The historical population is given in the following chart:

==Heritage sites of national significance==
The Swiss Reformed Church of Sainte-Etienne is listed as a Swiss heritage site of national significance. The entire village of Montcherand is part of the Inventory of Swiss Heritage Sites.

==Politics==
In the 2007 federal election the most popular party was the SVP which received 31.03% of the vote. The next three most popular parties were the FDP (22.54%), the SP (15.58%) and the LPS Party (8.94%). In the federal election, a total of 125 votes were cast, and the voter turnout was 96.9%.

==Economy==
As of In 2010 2010, Montcherand had an unemployment rate of 3.3%. As of 2008, there were 21 people employed in the primary economic sector and about 7 businesses involved in this sector. 61 people were employed in the secondary sector and there were 7 businesses in this sector. 38 people were employed in the tertiary sector, with 9 businesses in this sector. There were 206 residents of the municipality who were employed in some capacity, of which females made up 44.2% of the workforce.

In 2008 the total number of full-time equivalent jobs was 100. The number of jobs in the primary sector was 15, all of which were in agriculture. The number of jobs in the secondary sector was 55 of which 1 was in manufacturing and 19 (34.5%) were in construction. The number of jobs in the tertiary sector was 30. In the tertiary sector; 17 or 56.7% were in the movement and storage of goods, 2 or 6.7% were in a hotel or restaurant, 7 or 23.3% were technical professionals or scientists, 2 or 6.7% were in education.

In 2000, there were 66 workers who commuted into the municipality and 162 workers who commuted away. The municipality is a net exporter of workers, with about 2.5 workers leaving the municipality for every one entering. About 16.7% of the workforce coming into Montcherand are coming from outside Switzerland. Of the working population, 5.3% used public transportation to get to work, and 75.7% used a private car.

==Religion==
From the 2000 census, 60 or 14.9% were Roman Catholic, while 284 or 70.3% belonged to the Swiss Reformed Church. Of the rest of the population, there were 15 individuals (or about 3.71% of the population) who belonged to another Christian church. There was 1 person who was Buddhist. 43 (or about 10.64% of the population) belonged to no church, are agnostic or atheist, and 8 individuals (or about 1.98% of the population) did not answer the question.

==Education==
In Montcherand about 157 or (38.9%) of the population have completed non-mandatory upper secondary education, and 44 or (10.9%) have completed additional higher education (either university or a Fachhochschule). Of the 44 who completed tertiary schooling, 70.5% were Swiss men, 20.5% were Swiss women.
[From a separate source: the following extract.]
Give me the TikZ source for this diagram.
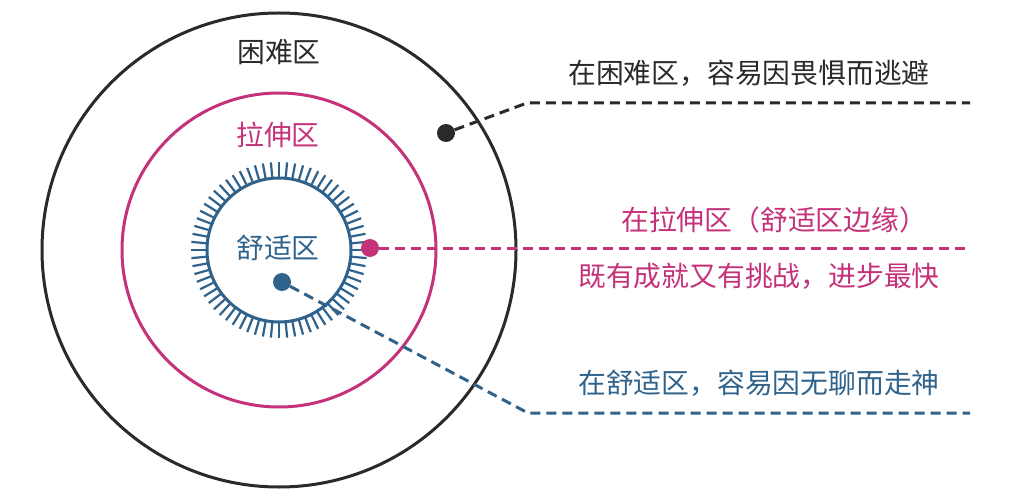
\documentclass[tikz,border=0pt]{standalone}
\usepackage{fontspec}
\newfontfamily\cjk{Noto Sans CJK SC}
\usetikzlibrary{calc}
\definecolor{hardBlack}{HTML}{2A2A2A}
\definecolor{stretchPink}{HTML}{C5327A}
\definecolor{comfortBlue}{HTML}{30638C}
\tikzset{
  zone/.style={line width=3},
  tick/.style={comfortBlue, line width=2.2},
  marker/.style={circle, inner sep=0pt, minimum size=18},
  lead/.style={line width=3, dash pattern=on 10 off 6},
  zonetext/.style={font=\cjk\fontsize{27.8}{30}\selectfont, inner sep=0pt},
  notetext/.style={font=\cjk\fontsize{27.8}{30}\selectfont, inner sep=0pt, anchor=west}
}

\begin{document}
\begin{tikzpicture}[x=1pt, y=-1pt]
  \useasboundingbox[fill=white] (0,0) rectangle (1010,500);
  \coordinate (C) at (279,250);
  \coordinate (HK) at (527,103);
  \coordinate (HE) at (970,103);
  \coordinate (SE) at (970,248);
  \coordinate (CK) at (528,413);
  \coordinate (CE) at (970,413);

  % ZONES
  \draw[zone, hardBlack] (C) circle (237);
  \draw[zone, stretchPink] (C) circle (157);
  \draw[zone, comfortBlue] (C) circle (72);
  \foreach \i in {0,...,67}
    \draw[tick] (C) ++(\i/68*360:72) -- ++(\i/68*360:16);

  \node[zonetext, hardBlack] (hard) at (279,52) {困难区};
  \node[zonetext, stretchPink] (stretch) at (278,135) {拉伸区};
  \node[zonetext, comfortBlue] (comfort) at (278,248) {舒适区};

  % DOTS AND LEADERS
  \node[marker, fill=hardBlack] (hdot) at (446,133) {};
  \node[marker, fill=stretchPink] (sdot) at (370,248) {};
  \node[marker, fill=comfortBlue] (cdot) at (282,282) {};
  \draw[lead, hardBlack] (hdot) -- (HK) -- (HE);
  \draw[lead, stretchPink] (sdot) -- (SE);
  \draw[lead, comfortBlue] (cdot) -- (CK) -- (CE);

  % NOTES
  \node[notetext, hardBlack] (hnote) at (568,73) {在困难区，容易因畏惧而逃避};
  \node[notetext, stretchPink] (snote) at (621,220) {在拉伸区（舒适区边缘）};
  \node[notetext, stretchPink] (snote2) at (578,276) {既有成就又有挑战，进步最快};
  \node[notetext, comfortBlue] (cnote) at (578,383) {在舒适区，容易因无聊而走神};
\end{tikzpicture}
\end{document}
In the 2009/2010 school year there were a total of 54 students in the Montcherand school district. In the Vaud cantonal school system, two years of non-obligatory pre-school are provided by the political districts. During the school year, the political district provided pre-school care for a total of 578 children of which 359 children (62.1%) received subsidized pre-school care. The canton's primary school program requires students to attend for four years. There were 24 students in the municipal primary school program. The obligatory lower secondary school program lasts for six years and there were 29 students in those schools. There was also 1 student who was home schooled or attended another non-traditional school.

As of 2000, there were 7 students in Montcherand who came from another municipality, while 77 residents attended schools outside the municipality.